What follows is an overview of the facts at hand:

History of Church Incorporation

In order to understand exactly why The Free Church Movement is necessary, we must first obtain a clear overview of how government incorporation has evolved in the history of the Christian Church.

Here's what The Catholic Church's official Encyclopedia has to say about the ancient history of Church incorporation:

"Civil Incorporation of Church Property

Christianity at its very beginning found the concept of the corporation well developed under Roman law and widely and variously organized in Roman society. It was a concept that the early Christians soon adapted to their organization and, as a means of protection in the periods of persecution. Whether we attach to the burial corporations (collegia tenuiorum or funeraticia) of the early Christians the importance that De Rossi and other archæologists do, there can be no doubt that in the second and third centuries of the Christian era the corporation was generally resorted to as a means of holding, and transmitting church property. In later times this concept fitted in naturally with the genius of the religious orders, and the great monastic establishments of the Middle Ages were organized on that plan. "In the Middle Ages, all life", says Dr. Shahan (Middle Ages, p. 346), "was corporate. As religion was largely carried on by the corporations of monks and friars, so the civic life and its duties were everywhere in the hands of corporations." The mortmain legislation of the Middle Ages indicates that the corporation, as adapted for the holding of ecclesiastical property, was not only a secure, but a prosperous method of tenure in times of feudal warfare." 

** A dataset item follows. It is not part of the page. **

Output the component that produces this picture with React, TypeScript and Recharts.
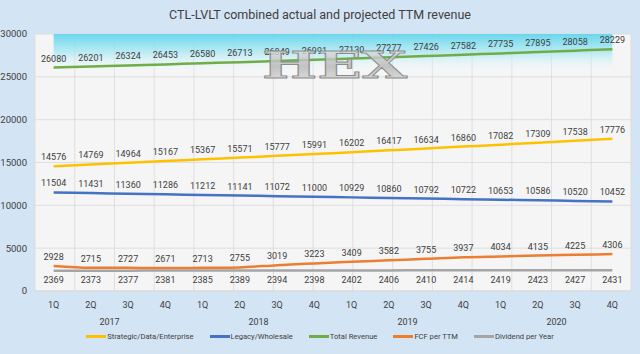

To emphasize that the corporation was, first and foremost, an instrument valued because of the role it plays in the survival of physical things, Justice Strong, formerly of the United States Supreme Court, noted that arguments about property were what caused questions of religion to most often find their way to court: "Almost all, if not all, the questions mooted in the civil courts of this country, relating to church polity, discipline, officers or members, have arisen incidentally in controversies respecting church property" (Relation of Civil Law to Church Polity, p. 40)."

It is recognized in numerous decisions of American courts (Am. and Eng. Ency. of Law, XXIV, 330), that the terms "church" and "incorporated religious society" are not identical. The former is the larger term — its objects and purposes are moral and religious, the church corporation is subsidiary, having to do chiefly with the care and control of the temporalities.

"...control of temporalities" is a fancy way of saying "control of worldly things."  Now anyone who has ever read much Bible knows Scripture teaches that connecting the Church to worldly things is problematic at best and absolutely disastrous at worst.

Disaster aptly describes the ministry of the Church of Jesus Christ in this generation in the United States of America.  Before anyone noticed, the government of the USA ejected Jesus Christ and His law from the affairs of State, nation and people.  Now that God's people have begun to notice, the role that the corporation rules have played in conditioning the churches to collaborate with evil is obvious to those who have eyes that see.